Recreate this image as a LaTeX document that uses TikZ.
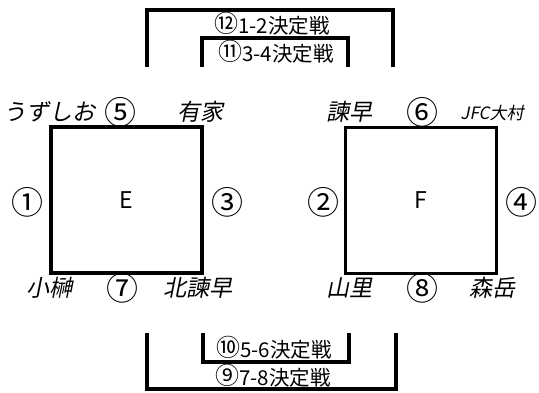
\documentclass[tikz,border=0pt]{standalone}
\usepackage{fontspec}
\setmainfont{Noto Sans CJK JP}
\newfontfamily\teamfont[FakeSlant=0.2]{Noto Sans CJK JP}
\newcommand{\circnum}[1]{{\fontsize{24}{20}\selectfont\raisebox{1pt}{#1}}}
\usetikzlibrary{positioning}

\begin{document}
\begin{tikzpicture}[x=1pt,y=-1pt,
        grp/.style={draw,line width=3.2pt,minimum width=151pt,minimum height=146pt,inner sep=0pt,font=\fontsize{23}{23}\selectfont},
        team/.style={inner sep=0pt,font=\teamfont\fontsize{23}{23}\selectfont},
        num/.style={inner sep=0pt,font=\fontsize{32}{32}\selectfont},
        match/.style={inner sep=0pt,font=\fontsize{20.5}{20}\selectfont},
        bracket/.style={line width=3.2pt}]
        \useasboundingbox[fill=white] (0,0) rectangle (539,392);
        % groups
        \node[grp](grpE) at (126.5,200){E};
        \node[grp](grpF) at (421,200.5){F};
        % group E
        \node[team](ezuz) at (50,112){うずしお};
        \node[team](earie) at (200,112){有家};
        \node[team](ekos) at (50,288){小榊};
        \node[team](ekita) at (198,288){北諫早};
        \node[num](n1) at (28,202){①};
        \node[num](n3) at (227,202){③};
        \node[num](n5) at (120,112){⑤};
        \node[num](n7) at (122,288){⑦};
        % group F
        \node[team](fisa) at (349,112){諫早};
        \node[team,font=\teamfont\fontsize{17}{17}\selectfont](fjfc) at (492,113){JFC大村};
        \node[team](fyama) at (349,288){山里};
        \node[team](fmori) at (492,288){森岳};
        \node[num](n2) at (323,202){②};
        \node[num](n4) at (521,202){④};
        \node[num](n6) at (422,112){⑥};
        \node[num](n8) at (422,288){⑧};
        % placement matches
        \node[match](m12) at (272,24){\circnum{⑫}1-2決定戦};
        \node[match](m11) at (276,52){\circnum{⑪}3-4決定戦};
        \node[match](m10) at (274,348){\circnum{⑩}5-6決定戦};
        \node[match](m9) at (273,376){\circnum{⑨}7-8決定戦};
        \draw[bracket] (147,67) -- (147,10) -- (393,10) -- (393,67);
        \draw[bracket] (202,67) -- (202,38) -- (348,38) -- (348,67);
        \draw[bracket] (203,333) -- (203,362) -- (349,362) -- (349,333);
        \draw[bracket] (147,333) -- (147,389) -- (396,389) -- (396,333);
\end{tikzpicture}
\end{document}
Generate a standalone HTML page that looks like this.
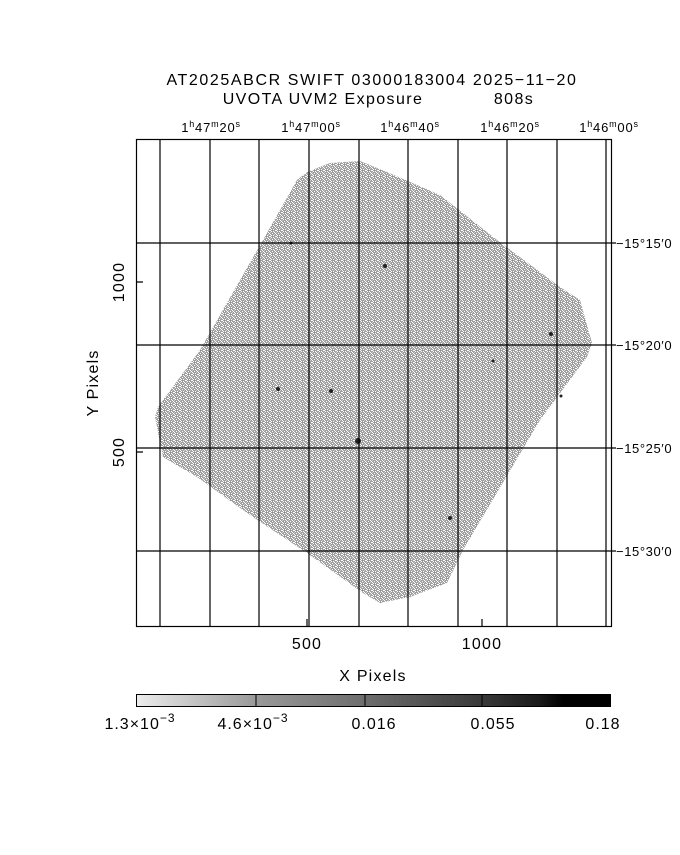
* * *
▸ Written task:
Write out the material above once more, exactly as it reads, with no pictures.

▸ Task answer:
Recreate this image as a LaTeX document that uses TikZ.
\documentclass[tikz,border=0pt]{standalone}
\usepackage{fontspec}
\setmainfont{Noto Sans CJK JP}
\newfontfamily\teamfont[FakeSlant=0.2]{Noto Sans CJK JP}
\newcommand{\circnum}[1]{{\fontsize{24}{20}\selectfont\raisebox{1pt}{#1}}}
\usetikzlibrary{positioning}

\begin{document}
\begin{tikzpicture}[x=1pt,y=-1pt,
        grp/.style={draw,line width=3.2pt,minimum width=151pt,minimum height=146pt,inner sep=0pt,font=\fontsize{23}{23}\selectfont},
        team/.style={inner sep=0pt,font=\teamfont\fontsize{23}{23}\selectfont},
        num/.style={inner sep=0pt,font=\fontsize{32}{32}\selectfont},
        match/.style={inner sep=0pt,font=\fontsize{20.5}{20}\selectfont},
        bracket/.style={line width=3.2pt}]
        \useasboundingbox[fill=white] (0,0) rectangle (539,392);
        % groups
        \node[grp](grpE) at (126.5,200){E};
        \node[grp](grpF) at (421,200.5){F};
        % group E
        \node[team](ezuz) at (50,112){うずしお};
        \node[team](earie) at (200,112){有家};
        \node[team](ekos) at (50,288){小榊};
        \node[team](ekita) at (198,288){北諫早};
        \node[num](n1) at (28,202){①};
        \node[num](n3) at (227,202){③};
        \node[num](n5) at (120,112){⑤};
        \node[num](n7) at (122,288){⑦};
        % group F
        \node[team](fisa) at (349,112){諫早};
        \node[team,font=\teamfont\fontsize{17}{17}\selectfont](fjfc) at (492,113){JFC大村};
        \node[team](fyama) at (349,288){山里};
        \node[team](fmori) at (492,288){森岳};
        \node[num](n2) at (323,202){②};
        \node[num](n4) at (521,202){④};
        \node[num](n6) at (422,112){⑥};
        \node[num](n8) at (422,288){⑧};
        % placement matches
        \node[match](m12) at (272,24){\circnum{⑫}1-2決定戦};
        \node[match](m11) at (276,52){\circnum{⑪}3-4決定戦};
        \node[match](m10) at (274,348){\circnum{⑩}5-6決定戦};
        \node[match](m9) at (273,376){\circnum{⑨}7-8決定戦};
        \draw[bracket] (147,67) -- (147,10) -- (393,10) -- (393,67);
        \draw[bracket] (202,67) -- (202,38) -- (348,38) -- (348,67);
        \draw[bracket] (203,333) -- (203,362) -- (349,362) -- (349,333);
        \draw[bracket] (147,333) -- (147,389) -- (396,389) -- (396,333);
\end{tikzpicture}
\end{document}
Generate a standalone HTML page that looks like this.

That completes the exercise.